Problem details
Leave out the pictures and retype only the lines from the opening line to the line that holds "plt.rcParams['mathtext.it'] = 'Liberation", both ends included.
## Start Supplied data
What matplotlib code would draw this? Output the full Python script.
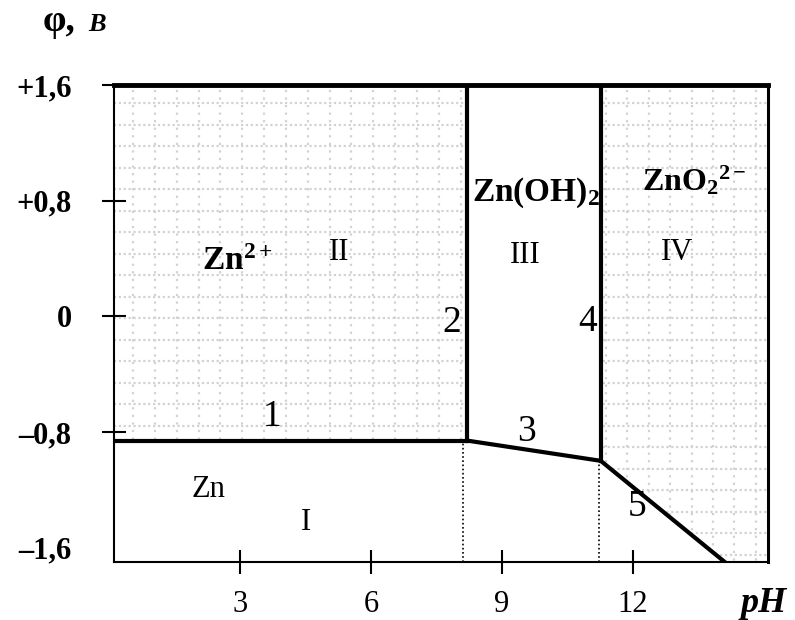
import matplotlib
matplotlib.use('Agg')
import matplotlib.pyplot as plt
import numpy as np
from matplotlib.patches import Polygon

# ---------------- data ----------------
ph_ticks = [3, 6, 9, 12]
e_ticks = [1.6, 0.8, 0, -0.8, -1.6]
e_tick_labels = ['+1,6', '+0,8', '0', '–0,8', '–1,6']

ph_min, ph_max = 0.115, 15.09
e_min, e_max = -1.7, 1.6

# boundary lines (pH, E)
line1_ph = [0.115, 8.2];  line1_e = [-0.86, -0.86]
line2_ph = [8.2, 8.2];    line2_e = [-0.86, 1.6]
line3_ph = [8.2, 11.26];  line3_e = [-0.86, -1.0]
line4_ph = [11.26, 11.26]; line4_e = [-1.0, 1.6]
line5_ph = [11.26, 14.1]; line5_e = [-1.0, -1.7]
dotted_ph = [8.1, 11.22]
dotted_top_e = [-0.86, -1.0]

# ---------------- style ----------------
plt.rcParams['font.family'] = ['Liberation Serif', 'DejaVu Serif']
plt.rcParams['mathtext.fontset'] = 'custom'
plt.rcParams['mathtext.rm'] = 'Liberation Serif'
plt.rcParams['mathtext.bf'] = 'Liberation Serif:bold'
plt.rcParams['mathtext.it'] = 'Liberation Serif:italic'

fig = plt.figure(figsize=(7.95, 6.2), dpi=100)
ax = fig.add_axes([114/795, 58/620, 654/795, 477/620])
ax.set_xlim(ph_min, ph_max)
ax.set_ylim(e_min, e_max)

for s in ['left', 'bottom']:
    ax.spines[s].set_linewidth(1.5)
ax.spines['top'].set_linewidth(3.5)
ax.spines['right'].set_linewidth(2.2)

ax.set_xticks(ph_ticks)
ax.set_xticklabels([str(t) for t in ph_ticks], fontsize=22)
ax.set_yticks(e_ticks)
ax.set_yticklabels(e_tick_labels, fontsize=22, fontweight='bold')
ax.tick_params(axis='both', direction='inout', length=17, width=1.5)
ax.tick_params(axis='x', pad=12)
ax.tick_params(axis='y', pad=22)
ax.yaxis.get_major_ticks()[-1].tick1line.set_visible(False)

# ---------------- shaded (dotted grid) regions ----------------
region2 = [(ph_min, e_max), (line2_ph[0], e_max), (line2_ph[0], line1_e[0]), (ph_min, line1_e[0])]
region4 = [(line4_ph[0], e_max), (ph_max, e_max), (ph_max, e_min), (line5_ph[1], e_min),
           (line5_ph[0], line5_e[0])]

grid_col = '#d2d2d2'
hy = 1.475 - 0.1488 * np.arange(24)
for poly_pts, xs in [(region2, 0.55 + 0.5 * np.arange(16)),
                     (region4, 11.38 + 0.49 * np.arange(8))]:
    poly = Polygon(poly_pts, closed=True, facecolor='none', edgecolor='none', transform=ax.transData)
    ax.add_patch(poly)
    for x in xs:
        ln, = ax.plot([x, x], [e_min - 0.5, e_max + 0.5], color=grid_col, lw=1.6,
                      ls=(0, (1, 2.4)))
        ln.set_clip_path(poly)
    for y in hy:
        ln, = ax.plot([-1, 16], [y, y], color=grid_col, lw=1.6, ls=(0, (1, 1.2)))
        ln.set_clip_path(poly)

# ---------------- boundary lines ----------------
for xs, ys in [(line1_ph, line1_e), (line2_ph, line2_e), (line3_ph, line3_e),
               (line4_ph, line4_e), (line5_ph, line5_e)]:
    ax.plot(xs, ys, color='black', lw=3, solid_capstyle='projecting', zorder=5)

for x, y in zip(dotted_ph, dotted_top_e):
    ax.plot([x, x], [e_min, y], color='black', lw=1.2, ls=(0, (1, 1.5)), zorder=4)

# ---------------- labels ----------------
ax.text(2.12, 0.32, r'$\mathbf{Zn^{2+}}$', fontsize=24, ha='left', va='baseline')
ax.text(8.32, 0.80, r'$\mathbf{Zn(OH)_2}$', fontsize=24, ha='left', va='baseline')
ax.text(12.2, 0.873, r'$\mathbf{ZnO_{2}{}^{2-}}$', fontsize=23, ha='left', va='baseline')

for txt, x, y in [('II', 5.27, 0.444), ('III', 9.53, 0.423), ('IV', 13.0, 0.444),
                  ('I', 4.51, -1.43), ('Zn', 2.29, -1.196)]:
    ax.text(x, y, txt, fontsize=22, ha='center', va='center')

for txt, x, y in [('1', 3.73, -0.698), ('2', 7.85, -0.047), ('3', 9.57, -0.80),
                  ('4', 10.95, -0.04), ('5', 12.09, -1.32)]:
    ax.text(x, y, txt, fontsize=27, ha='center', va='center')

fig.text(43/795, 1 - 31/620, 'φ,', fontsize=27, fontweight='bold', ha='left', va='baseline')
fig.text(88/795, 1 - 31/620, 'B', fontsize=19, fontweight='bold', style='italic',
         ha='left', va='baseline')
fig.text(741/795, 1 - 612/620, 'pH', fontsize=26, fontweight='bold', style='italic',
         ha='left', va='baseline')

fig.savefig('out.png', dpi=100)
## End Supplied data
Written answer
What matplotlib code would draw this? Output the full Python script.
import matplotlib
matplotlib.use('Agg')
import matplotlib.pyplot as plt
import numpy as np
from matplotlib.patches import Polygon

# ---------------- data ----------------
ph_ticks = [3, 6, 9, 12]
e_ticks = [1.6, 0.8, 0, -0.8, -1.6]
e_tick_labels = ['+1,6', '+0,8', '0', '–0,8', '–1,6']

ph_min, ph_max = 0.115, 15.09
e_min, e_max = -1.7, 1.6

# boundary lines (pH, E)
line1_ph = [0.115, 8.2];  line1_e = [-0.86, -0.86]
line2_ph = [8.2, 8.2];    line2_e = [-0.86, 1.6]
line3_ph = [8.2, 11.26];  line3_e = [-0.86, -1.0]
line4_ph = [11.26, 11.26]; line4_e = [-1.0, 1.6]
line5_ph = [11.26, 14.1]; line5_e = [-1.0, -1.7]
dotted_ph = [8.1, 11.22]
dotted_top_e = [-0.86, -1.0]

# ---------------- style ----------------
plt.rcParams['font.family'] = ['Liberation Serif', 'DejaVu Serif']
plt.rcParams['mathtext.fontset'] = 'custom'
plt.rcParams['mathtext.rm'] = 'Liberation Serif'
plt.rcParams['mathtext.bf'] = 'Liberation Serif:bold'
plt.rcParams['mathtext.it'] = 'Liberation Serif:italic'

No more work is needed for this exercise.